Und auch mit dem „Stück“-Begriff ist das so eine Sache; „Stücke“ (oder gar „Stück-Werk“) wäre besser. Brandes gestaltet (wie so viele das tun) eine Textfläche, deren Handlungsmomente minimal ausfallen. Sehr gelegentlich ist eine Reise zu erahnen, das Meer und ein Hotel am Strand; und entweder dort oder wo auch immer schaut das Autoren-Ich gemeinsam mit den schwer auszumachenden Figuren um ihn herum vor allem nach innen, tief ins Ich. Dabei wird immer wieder auch der Begriff vom „Ideal“ beschworen, und zwar so ambivalent und ziellos, dass wohl tatsächlich ein ganzes Leben lang am „Ideal“ gearbeitet wird – aber ohne auch nur einen Hauch von Chance, dass es sich realisieren ließe, dieses wunderschöne Ideal. Und dann ist es halt vorbei, das Leben. Und der Weg war das Ziel.
Christoph Diem, Schauspiel-Chef in Braunschweig, hat die Ungreifbarkeit des Textes szenisch sehr angemessen zum Thema werden lassen – indem er zwei Schauspielerinnen und zwei Schauspieler an Podesten, zwei weiter vorn auf einer Bühne, zwei weiter hinten, lesen und sie dann immer mal wieder im Uhrzeigersinn die Podeste wechseln ließ. So kommt gar nicht erst die Vorstellung von „Rollen“ auf. Dahinter gibt’s in der Senkrechten einer Overhead-Projektion Bühnenhintergründe aus verschwimmenden, zerlaufenden oder sonstwie amorphen Wasser-, Öl- und Splitter-Bildern.
Der zweite Beitrag geriet in jeder Hinsicht viel konkreter: Wibke Charlotte Gneuß (die in Leipzig studiert) hat recherchiert für den Text, der „Glückwunsch“ überschrieben ist, aber genau davon, vom „Glück“, überhaupt nicht erzählt. Den Frauen nämlich, die hier zu Wort kommen, muss der Glückwunsch zur bestätigten Schwangerschaft wie blanker Hohn erschienen sein – denn sie wollten tendenziell eher keinen Nachwuchs. Die Autorin hat Betroffene gesucht und gefunden; mal mehr, mal weniger offensiv haben sie Auskunft gegeben. Und die Autorin hat diese Statements und Geschichten geformt. Natürlich weckt das die Erinnerung an die Aufregung um die legendären Bekenntnisse jener mutigen Frauen, die vor demnächst 50 Jahren, am 6. Juni 1971, auf dem Titel der Zeitschrift „Stern“ bekannten: „Wir haben abgetrieben.“ Und wer sich mit zeitgenössischen Formen von dokumentarischem Theater ein wenig auskennt, wird ansatzweise die Methoden der aus Göttingen stammenden „werkgruppe 2“ wiedererkennen.

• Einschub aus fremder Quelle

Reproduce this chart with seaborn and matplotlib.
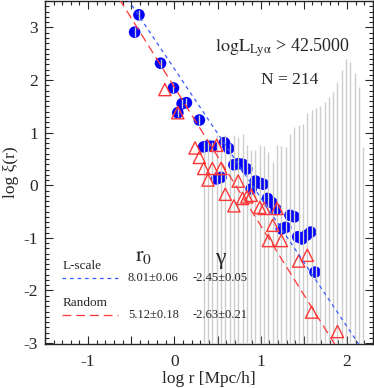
import numpy as np
import seaborn as sns
import matplotlib.pyplot as plt
from matplotlib.ticker import MultipleLocator, FuncFormatter

# blue points (L-scale)
circ_x = [-0.46, -0.41, -0.16, -0.01, 0.04, 0.09, 0.14, 0.29, 0.34, 0.39, 0.44, 0.49, 0.54, 0.58,
          0.63, 0.69, 0.74, 0.79, 0.84, 0.89, 0.94, 0.99, 1.03, 1.08, 1.13, 1.18, 1.24, 1.29,
          1.34, 1.39, 1.43, 1.48, 1.53, 1.58, 1.63]
circ_y = [2.91, 3.24, 2.32, 1.85, 1.38, 1.55, 1.57, 1.24, 0.73, 0.75, 0.74, 0.12, 0.15, 0.81,
          0.70, 0.39, 0.41, 0.40, 0.31, -0.07, 0.08, 0.04, 0.02, -0.25, -0.33, -0.46, -0.83, -0.80,
          -0.57, -0.60, -0.98, -1.02, -0.95, -0.89, -1.65]

# red triangles (Random)
tri_x = [-0.11, 0.04, 0.24, 0.29, 0.34, 0.39, 0.44, 0.49, 0.54, 0.59, 0.69, 0.74, 0.79, 0.84,
         0.89, 0.99, 1.04, 1.09, 1.14, 1.19, 1.24, 1.44, 1.54, 1.59, 1.89]
tri_y = [1.82, 1.38, 0.71, 0.53, 0.32, 0.10, 0.32, 0.76, 0.32, -0.17, -0.39, 0.08, -0.25, -0.22,
         -0.19, -0.42, -0.44, -1.05, -0.76, -0.44, -1.05, -1.44, -1.33, -2.41, -2.78]

# upper ends of the big error bars (they run off the bottom)
bar_x = [0.34, 0.39, 0.44, 0.49, 0.54, 0.59, 0.64, 0.69, 0.74, 0.79, 0.84, 0.89, 0.94, 0.99,
         1.04, 1.09, 1.14, 1.19, 1.24, 1.29, 1.34, 1.39, 1.44, 1.49, 1.54, 1.59, 1.64, 1.69,
         1.74, 1.79, 1.84, 1.89, 1.94, 1.99, 2.04, 2.09, 2.14, 2.19]
bar_top = [0.85, 0.88, 0.82, 0.95, 0.93, 0.95, 0.80, 0.95, 0.92, 0.98, 0.76, 0.67, 0.67, 0.76,
           0.74, 0.63, 0.44, 0.77, 0.74, 0.73, 0.98, 1.11, 1.14, 1.16, 1.38, 1.44, 1.46, 1.50,
           1.59, 1.67, 1.78, 1.97, 2.20, 2.41, 2.35, 2.14, 1.87, 0.72]

# power-law fits
fit_names = ["L-scale", "Random"]
fit_r0 = [8.01, 5.12]
fit_gamma = [-2.45, -2.63]
fit_r0_txt = ["8.01\u00b10.06", "5.12\u00b10.18"]
fit_g_txt = ["-2.45\u00b10.05", "-2.63\u00b10.21"]

sns.set_style("ticks")
plt.rcParams['font.family'] = ['Liberation Serif', 'DejaVu Serif']
plt.rcParams['mathtext.fontset'] = 'stix'
plt.rcParams['axes.unicode_minus'] = False

fig = plt.figure(figsize=(3.74, 3.88), dpi=100)
ax = fig.add_axes([0.120, 0.113, 0.877, 0.884])

blue = '#0000ff'
red = '#ff3636'
grey = '#cdcdcd'

sns.scatterplot(x=circ_x, y=circ_y, ax=ax, marker='o', s=70, color=blue,
                edgecolor='none', zorder=2)
cy = np.array(circ_y[:8])
ax.vlines(circ_x[:8], cy - 0.09, cy + 0.09, color=grey, lw=1.0, zorder=3)
ax.vlines(bar_x, -4, bar_top, color=grey, lw=1.0, zorder=3)
sns.scatterplot(x=tri_x, y=tri_y, ax=ax, marker='^', s=78, facecolors='none',
                edgecolor=red, linewidth=1.0, zorder=4)

rr = np.linspace(-1.5, 2.3, 60)
styles = [dict(color='#3a5cff', linestyle=(0, (3, 3))), dict(color=red, linestyle=(0, (7, 4)))]
for r0, g, st in zip(fit_r0, fit_gamma, styles):
    sns.lineplot(x=rr, y=g * (rr - np.log10(r0)), ax=ax, lw=0.9, zorder=5, **st)

ax.set_xlim(-1.5, 2.3)
ax.set_ylim(-3.02, 3.5)
ax.xaxis.set_major_locator(MultipleLocator(0.5))
ax.xaxis.set_minor_locator(MultipleLocator(0.1))
ax.xaxis.set_major_formatter(FuncFormatter(lambda v, p: f'{v:.0f}' if abs(v - round(v)) < 1e-6 else ''))
ax.yaxis.set_major_locator(MultipleLocator(1))
ax.yaxis.set_minor_locator(MultipleLocator(0.1))
ax.tick_params(which='both', direction='in', top=True, right=True, labelsize=12.5, width=0.8)
ax.tick_params(which='major', length=6)
ax.tick_params(which='minor', length=3)
ax.tick_params(axis='x', pad=7)
ax.tick_params(axis='y', pad=5)
for s in ax.spines.values():
    s.set_linewidth(1.0)

ax.set_xlabel('log r [Mpc/h]', fontsize=12.5, labelpad=1)
ax.set_ylabel('log \u03be(r)', fontsize=12.5, labelpad=3)

ax.text(0.725, 0.863, r'$\mathrm{logL_{Ly\alpha}}$ > 42.5000', transform=ax.transAxes,
        ha='center', va='center', fontsize=13)
ax.text(0.747, 0.770, 'N = 214', transform=ax.transAxes, ha='center', va='center', fontsize=12.5)

ax.text(0.30, 0.256, r'$\mathrm{r}_0$', transform=ax.transAxes, ha='center', va='center', fontsize=16)
ax.text(0.534, 0.250, '\u03b3', transform=ax.transAxes, ha='center', va='center', fontsize=17)
rows = [0.192, 0.085]
for name, rt, gt, st, yy in zip(fit_names, fit_r0_txt, fit_g_txt, styles, rows):
    ax.text(0.055, yy + 0.036, name, transform=ax.transAxes, ha='left', va='center', fontsize=9.5)
    ax.plot([0.052, 0.222], [yy, yy], transform=ax.transAxes, lw=0.9, **st)
    ax.text(0.253, yy, rt, transform=ax.transAxes, ha='left', va='center', fontsize=9)
    ax.text(0.451, yy, gt, transform=ax.transAxes, ha='left', va='center', fontsize=9)

fig.savefig('out.png', dpi=100)
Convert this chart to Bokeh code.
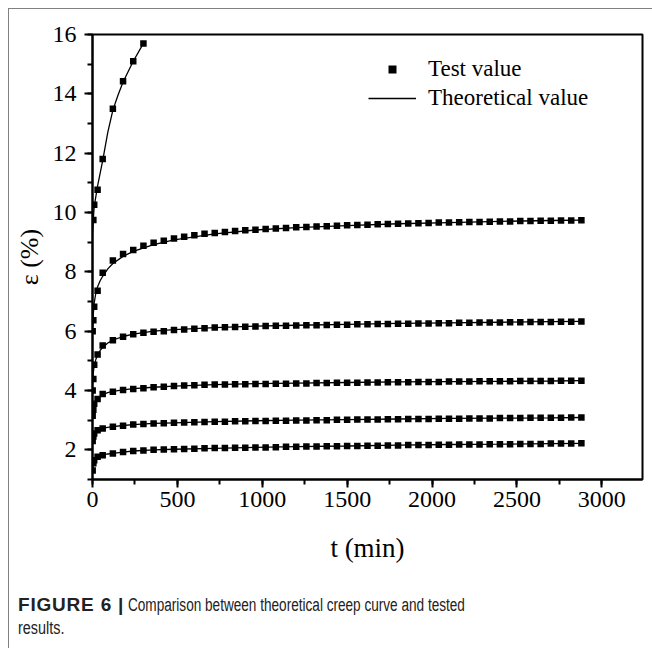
from bokeh.plotting import figure
from bokeh.models import Range1d, SingleIntervalTicker, Legend, LegendItem, Div, Spacer
from bokeh.layouts import column, row
from bokeh.embed import file_html
from bokeh.resources import INLINE

# ---------------- data ----------------
# test times (min): early readings, then hourly
T_EARLY = [1, 5, 10, 30]
T_HOURLY = [60, 120, 180, 240, 300, 360, 420, 480, 540, 600, 660, 720, 780, 840,
            900, 960, 1020, 1080, 1140, 1200, 1260, 1320, 1380, 1440, 1500, 1560,
            1620, 1680, 1740, 1800, 1860, 1920, 1980, 2040, 2100, 2160, 2220, 2280,
            2340, 2400, 2460, 2520, 2580, 2640, 2700, 2760, 2820, 2880]
T_TEST = T_EARLY + T_HOURLY

# curve 1 (highest load, short test)
T1_TEST = [5, 10, 30, 60, 120, 180, 240, 300]
E1_TEST = [9.75, 10.26, 10.77, 11.80, 13.50, 14.42, 15.10, 15.70]

E2_TEST = [6.00, 6.37, 6.82, 7.36, 7.97, 8.38, 8.60, 8.74, 8.88, 8.98, 9.05, 9.12,
           9.18, 9.23, 9.28, 9.31, 9.34, 9.38,
           9.40, 9.42, 9.44, 9.46, 9.48, 9.50, 9.51, 9.53, 9.54, 9.55,
           9.57, 9.58, 9.59, 9.60, 9.61, 9.62, 9.63, 9.64, 9.65, 9.66,
           9.66, 9.67, 9.68, 9.68, 9.69, 9.70, 9.70, 9.71, 9.71, 9.72,
           9.72, 9.73, 9.73, 9.74]
E3_TEST = [4.00, 4.39, 4.87, 5.21, 5.52, 5.69, 5.81, 5.90, 5.95, 5.98, 6.00, 6.04,
           6.06, 6.08, 6.10, 6.12, 6.13, 6.14,
           6.15, 6.16, 6.17, 6.18, 6.18, 6.19, 6.20, 6.20, 6.21, 6.22,
           6.22, 6.23, 6.23, 6.24, 6.24, 6.25, 6.25, 6.26, 6.26, 6.27,
           6.27, 6.28, 6.28, 6.29, 6.29, 6.29, 6.30, 6.30, 6.31, 6.31,
           6.31, 6.32, 6.32, 6.33]
E4_TEST = [3.15, 3.35, 3.55, 3.71, 3.88, 3.96, 4.02, 4.05, 4.08, 4.11, 4.13, 4.15,
           4.17, 4.18, 4.19, 4.20, 4.20, 4.21,
           4.21, 4.22, 4.22, 4.23, 4.23, 4.24, 4.24, 4.25, 4.25, 4.26,
           4.26, 4.26, 4.27, 4.27, 4.28, 4.28, 4.28, 4.29, 4.29, 4.29,
           4.30, 4.30, 4.30, 4.31, 4.31, 4.31, 4.31, 4.32, 4.32, 4.32,
           4.32, 4.33, 4.33, 4.33]
E5_TEST = [2.30, 2.45, 2.55, 2.66, 2.72, 2.78, 2.81, 2.85, 2.87, 2.89, 2.90, 2.91,
           2.92, 2.93, 2.94, 2.95, 2.95, 2.96,
           2.96, 2.97, 2.97, 2.98, 2.98, 2.99, 2.99, 3.00, 3.00, 3.01,
           3.01, 3.02, 3.02, 3.02, 3.03, 3.03, 3.04, 3.04, 3.04, 3.05,
           3.05, 3.05, 3.06, 3.06, 3.06, 3.07, 3.07, 3.07, 3.08, 3.08,
           3.08, 3.08, 3.09, 3.09]
E6_TEST = [1.30, 1.55, 1.65, 1.77, 1.82, 1.88, 1.93, 1.96, 1.98, 2.00, 2.01, 2.02,
           2.03, 2.04, 2.05, 2.06, 2.06, 2.07,
           2.07, 2.08, 2.08, 2.09, 2.10, 2.10, 2.11, 2.11, 2.12, 2.12,
           2.13, 2.13, 2.14, 2.14, 2.15, 2.15, 2.16, 2.16, 2.16, 2.17,
           2.17, 2.18, 2.18, 2.18, 2.19, 2.19, 2.19, 2.20, 2.20, 2.20,
           2.21, 2.21, 2.21, 2.22]

# theoretical curves
T1_THEORY = [0, 5, 10, 30, 60, 90, 120, 150, 180, 240, 300]
E1_THEORY = [9.30, 9.80, 10.20, 10.90, 11.75, 12.70, 13.45, 13.95, 14.40, 15.10, 15.70]

T_THEORY = [0, 5, 10, 20, 30, 45, 60, 90, 120, 180, 240, 360, 480, 720, 960,
            1200, 1500, 1800, 2100, 2400, 2700, 2880]
E2_THEORY = [6.00, 6.60, 6.95, 7.30, 7.50, 7.70, 7.85, 8.10, 8.28, 8.52, 8.69, 8.92,
             9.08, 9.28, 9.41, 9.49, 9.56, 9.62, 9.66, 9.70, 9.73, 9.74]
E3_THEORY = [4.20, 4.60, 4.85, 5.05, 5.20, 5.35, 5.45, 5.60, 5.70, 5.82, 5.90, 6.00,
             6.05, 6.12, 6.17, 6.20, 6.23, 6.26, 6.28, 6.30, 6.32, 6.33]
E4_THEORY = [3.00, 3.35, 3.50, 3.65, 3.72, 3.80, 3.86, 3.93, 3.97, 4.02, 4.06, 4.11,
             4.15, 4.20, 4.23, 4.25, 4.27, 4.29, 4.30, 4.31, 4.32, 4.33]
E5_THEORY = [2.20, 2.45, 2.55, 2.62, 2.67, 2.70, 2.73, 2.76, 2.78, 2.82, 2.85, 2.89,
             2.91, 2.95, 2.98, 3.00, 3.02, 3.04, 3.06, 3.07, 3.08, 3.09]
E6_THEORY = [1.30, 1.55, 1.65, 1.72, 1.77, 1.80, 1.82, 1.86, 1.88, 1.92, 1.96, 2.00,
             2.02, 2.05, 2.08, 2.11, 2.13, 2.16, 2.18, 2.19, 2.21, 2.22]

X_TICK_INTERVAL = 500
Y_TICK_INTERVAL = 2
CAPTION_BOLD = "FIGURE 6 |"
CAPTION_TEXT = "Comparison between theoretical creep curve and tested"
CAPTION_TEXT2 = "results."

# ---------------- figure ----------------
SERIF = "Liberation Serif"

p = figure(width=643, height=566, output_backend="svg", toolbar_location=None,
           x_range=Range1d(0, 3240), y_range=Range1d(1, 16),
           min_border_left=83, min_border_right=10, min_border_top=25,
           min_border_bottom=96)
p.grid.visible = False
p.outline_line_color = "black"
p.outline_line_width = 2
p.background_fill_color = "white"
p.border_fill_color = "white"

p.xaxis.ticker = SingleIntervalTicker(interval=X_TICK_INTERVAL, num_minor_ticks=2)
p.yaxis.ticker = SingleIntervalTicker(interval=Y_TICK_INTERVAL, num_minor_ticks=2)

for ax in (p.xaxis, p.yaxis):
    ax.axis_line_width = 2
    ax.axis_line_color = "black"
    ax.major_tick_line_width = 2
    ax.minor_tick_line_width = 2
    ax.major_tick_line_color = "black"
    ax.minor_tick_line_color = "black"
    ax.major_tick_out = 8
    ax.major_tick_in = 0
    ax.minor_tick_out = 5
    ax.minor_tick_in = 0
    ax.major_label_text_font = SERIF
    ax.major_label_text_font_size = "24px"
    ax.major_label_text_color = "black"
    ax.axis_label_text_font = SERIF
    ax.axis_label_text_font_style = "normal"
    ax.axis_label_text_color = "black"

p.xaxis.axis_label = "t (min)"
p.yaxis.axis_label = "ε (%)"
p.xaxis.axis_label_text_font_size = "27px"
p.yaxis.axis_label_text_font_size = "26px"
p.xaxis.major_label_standoff = 4
p.xaxis.axis_label_standoff = 23
p.yaxis.major_label_standoff = 8
p.yaxis.axis_label_standoff = 6

test_series = [(T1_TEST, E1_TEST), (T_TEST, E2_TEST), (T_TEST, E3_TEST),
               (T_TEST, E4_TEST), (T_TEST, E5_TEST), (T_TEST, E6_TEST)]
theory_series = [(T1_THEORY, E1_THEORY), (T_THEORY, E2_THEORY), (T_THEORY, E3_THEORY),
                 (T_THEORY, E4_THEORY), (T_THEORY, E5_THEORY), (T_THEORY, E6_THEORY)]

line_renderers = []
for tx, ey in theory_series:
    assert len(tx) == len(ey)
    line_renderers.append(p.line(tx, ey, line_color="black", line_width=1.3))

scatter_renderers = []
for tx, ey in test_series:
    assert len(tx) == len(ey)
    scatter_renderers.append(p.scatter(tx, ey, marker="square", size=6.5,
                                       fill_color="black", line_color="black",
                                       line_width=0))

legend = Legend(items=[LegendItem(label="Test value", renderers=[scatter_renderers[0]]),
                       LegendItem(label="Theoretical value", renderers=[line_renderers[0]])],
                location=(276, 368), orientation="vertical",
                padding=0, margin=0, spacing=3,
                glyph_width=48, glyph_height=20, label_height=20,
                label_standoff=12,
                label_text_font=SERIF, label_text_font_size="23px",
                label_text_color="black",
                border_line_color=None, background_fill_alpha=0)
p.add_layout(legend)

caption = Div(
    text=('<div style="font-family:\'Liberation Sans\',Arial,sans-serif;color:#222;'
          'line-height:21px;padding-top:14px;padding-left:4px;white-space:nowrap;">'
          f'<b style="font-size:19px;letter-spacing:0.8px;">{CAPTION_BOLD}</b> '
          '<span style="display:inline-block;font-size:18px;transform:scaleX(0.755);'
          f'transform-origin:0 50%;">{CAPTION_TEXT}</span><br>'
          '<span style="display:inline-block;font-size:18px;transform:scaleX(0.8);'
          f'transform-origin:0 50%;">{CAPTION_TEXT2}</span></div>'),
    width=643, height=65)

inner = column(p, caption, spacing=0,
               styles={"border-left": "1px solid #808080",
                       "border-top": "1px solid #808080"})

layout = column(Spacer(width=652, height=8),
                row(Spacer(width=8, height=632), inner, spacing=0),
                spacing=0)

open("out.html", "w").write(file_html(layout, INLINE))
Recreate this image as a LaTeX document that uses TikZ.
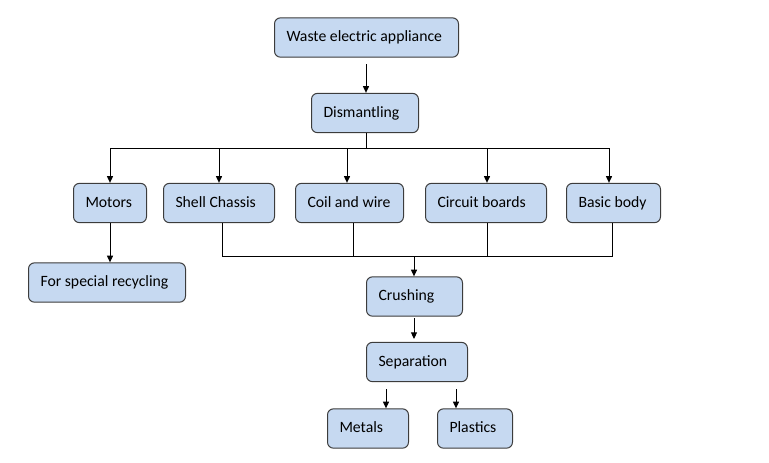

Je eine von vier Darstellerinnen spricht in die Kamera, die anderen sind aber immer präsent – in optischen Miniaturen am oberen Bildrand und in gelegentlichen Zwischenschnitten; ganz so, als sprächen die vier nicht nur nach-, sondern irgendwie auch miteinander. Von falschen oder richtigen Vätern erzählen sie, von sinnloser Beratung, vom manchmal fürchterlich blutigen Vorgang selbst; eine wechselt aus der Küche (wo der Gesprächsanruf sie erreicht hat) gleich ins intimere Wohnzimmer, eine andere sitzt allein im Wohn-, die nächste eher im Schlafzimmer. Die älteste hat zwar offenbar die meisten Dramen hinter sich, sitzt aber am gemütlichsten daheim in der Küche, immer ein Glas Rotwein zur Hand. Sie hat das letzte Wort und meint den Wein: „Lecker.“
Petra Schönwald hat dieses Quartett inszeniert – und diese Konstellation geht dank der realen Räume weit über das hinaus, woran sich die Besucher von Autorenwettbewerben normalerweise immer wieder von neuem gewöhnen müssen: dass nämlich oft nur Papier in die Ohren quillt und dabei manchmal eben keine Phantasien freisetzt. Ohne die aber, ohne die Vorstellung realen Theaterspiels, muss ein Text schon extrem gut sein, um überhaupt zu wirken. Der Rest ist Hörspiel – und oft Langeweile.
Insofern gewinnen Autorinnen und Autoren durchaus durch dieses nur im Internet mögliche Format – alle Stück-Begegnungen bleiben auf der Webseite vom Theater Magdeburg einsehbar, auch die Gespräche danach; bis am Samstag, nach der letzten Präsentation, der Preis verliehen wird. Viel Erfolg allerseits!